Scripture tells us: “And when Esau heard the words of his father, he cried with a great and exceeding bitter cry, and said unto his father, Bless me, even me also, O my father.” Gen. xxvii. 34.

Blessed Newman explains: “Jacob knew the worth of the birthright, though Esau did not; he had faith to discern it. So, when Esau asked for pottage, he said he would give it to Esau in exchange for his birthright; and Esau, caring nothing for the birthright, sold it to Jacob for the mess of food. This was a great sin, as being a contempt of a special gift of God, a gift, which, after his father Isaac, no one in the whole world had but he.”

At the time of Isaac’s death Esau and Jacob sought his blessing.  Esau thought he could regain it easily without repentance and humbling himself.

According to Newman, Esau “had hoped to have had his father’s blessing, but Jacob had received it instead. He had thought to regain God’s favour, not by fasting and prayer, but by savoury meat, by feasting and making merry.

In the letter to the Hebrews, the Sacred Author warns the listeners not to be like Esau whom he calls a “profane person” who sold his birthright and did not seek it back with repentance. [Heb. xii. 15-17.] Newman comments on Esau’s great and bitter cry, the cry of one who has rejected God, and whom God in turn has rejected. It is like the cry of the foolish virgins in the Gospel (Matt. xxv.11, 12) or the “weeping and gnashing of teeth” of lost souls.
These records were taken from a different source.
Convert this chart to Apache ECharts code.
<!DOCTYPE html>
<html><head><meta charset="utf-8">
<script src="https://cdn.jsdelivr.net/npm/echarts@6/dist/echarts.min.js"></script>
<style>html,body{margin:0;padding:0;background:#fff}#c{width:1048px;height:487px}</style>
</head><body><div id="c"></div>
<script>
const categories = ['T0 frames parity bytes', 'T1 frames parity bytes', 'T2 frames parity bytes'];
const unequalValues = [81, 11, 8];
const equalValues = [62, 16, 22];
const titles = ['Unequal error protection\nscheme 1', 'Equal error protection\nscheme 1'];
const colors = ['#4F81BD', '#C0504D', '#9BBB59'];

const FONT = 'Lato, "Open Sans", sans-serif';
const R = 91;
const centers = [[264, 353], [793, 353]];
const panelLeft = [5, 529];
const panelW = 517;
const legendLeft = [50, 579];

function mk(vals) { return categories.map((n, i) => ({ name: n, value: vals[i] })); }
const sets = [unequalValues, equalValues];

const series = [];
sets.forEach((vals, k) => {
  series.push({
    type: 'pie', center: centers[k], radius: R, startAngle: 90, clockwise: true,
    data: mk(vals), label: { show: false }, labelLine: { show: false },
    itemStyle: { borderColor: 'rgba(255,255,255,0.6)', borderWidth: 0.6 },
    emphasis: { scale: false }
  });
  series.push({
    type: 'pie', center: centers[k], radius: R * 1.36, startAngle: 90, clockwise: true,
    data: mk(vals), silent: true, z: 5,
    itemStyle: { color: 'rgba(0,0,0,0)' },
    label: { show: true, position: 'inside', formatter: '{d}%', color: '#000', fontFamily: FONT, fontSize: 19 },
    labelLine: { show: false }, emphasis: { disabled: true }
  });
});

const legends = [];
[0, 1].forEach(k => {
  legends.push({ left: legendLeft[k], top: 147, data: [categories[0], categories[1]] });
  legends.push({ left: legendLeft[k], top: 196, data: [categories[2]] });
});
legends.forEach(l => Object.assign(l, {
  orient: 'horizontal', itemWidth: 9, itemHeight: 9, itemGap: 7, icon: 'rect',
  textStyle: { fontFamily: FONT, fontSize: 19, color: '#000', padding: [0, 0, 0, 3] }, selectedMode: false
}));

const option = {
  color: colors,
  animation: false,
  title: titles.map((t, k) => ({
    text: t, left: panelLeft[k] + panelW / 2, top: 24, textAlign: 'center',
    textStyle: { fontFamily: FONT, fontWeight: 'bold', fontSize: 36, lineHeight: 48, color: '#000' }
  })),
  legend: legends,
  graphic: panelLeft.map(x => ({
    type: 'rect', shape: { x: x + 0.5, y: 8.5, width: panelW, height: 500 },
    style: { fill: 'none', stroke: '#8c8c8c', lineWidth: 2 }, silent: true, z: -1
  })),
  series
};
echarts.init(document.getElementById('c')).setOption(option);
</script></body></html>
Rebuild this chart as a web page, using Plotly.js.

“Then shall they call upon Me, but I will not answer; they shall seek Me early, but they shall not find Me.” [Prov. i. 28.]  

Newman sees in this sad history a lesson to avoid presumption in claiming a blessing.

Afterwards, indeed, he did repent, but when it was too late. And I fear such as Esau was of old time, such are too many Christians now. They despise God’s blessings when they are young, and strong, and healthy; then, when they get old, or weak, or sick, they do not think of repenting, but they think they may take and enjoy the privileges of the Gospel as a matter of course, as if the sins of former years went for nothing. And then, perhaps, death comes upon them; and then after death, when it is too late, they would fain repent.”

Many who have been baptized, which is like their birthright, along with the privileges, sell this gift as Adam and Esau did. They are tempted by Satan and the world. They are “profane persons” who despise the great gift of God, their sonship

We should repent while there is still time. It is better to repent and cry now than after death  when we cannot repent and escape punishment – like the younger son of the parable of the Prodigal Son who squandered his birthright but returned with deep contrition, and asking to be treated like a servant.

During the season of Lent let us remember and confess our sins. Let us resolve to do acts of penance in atonement for past sins. We should accept any suffering that God sends as a purification for past sins. While the world wishes us to multiply comforts Newman cautions: “you are only postponing, and increasing by postponing, an inevitable chastisement? How do you know, but that, if you will not satisfy the debt of daily sin now, it will hereafter come upon you with interest?

Consider then, What acts of self-denial, prayer and charity will I live during the season of Lent?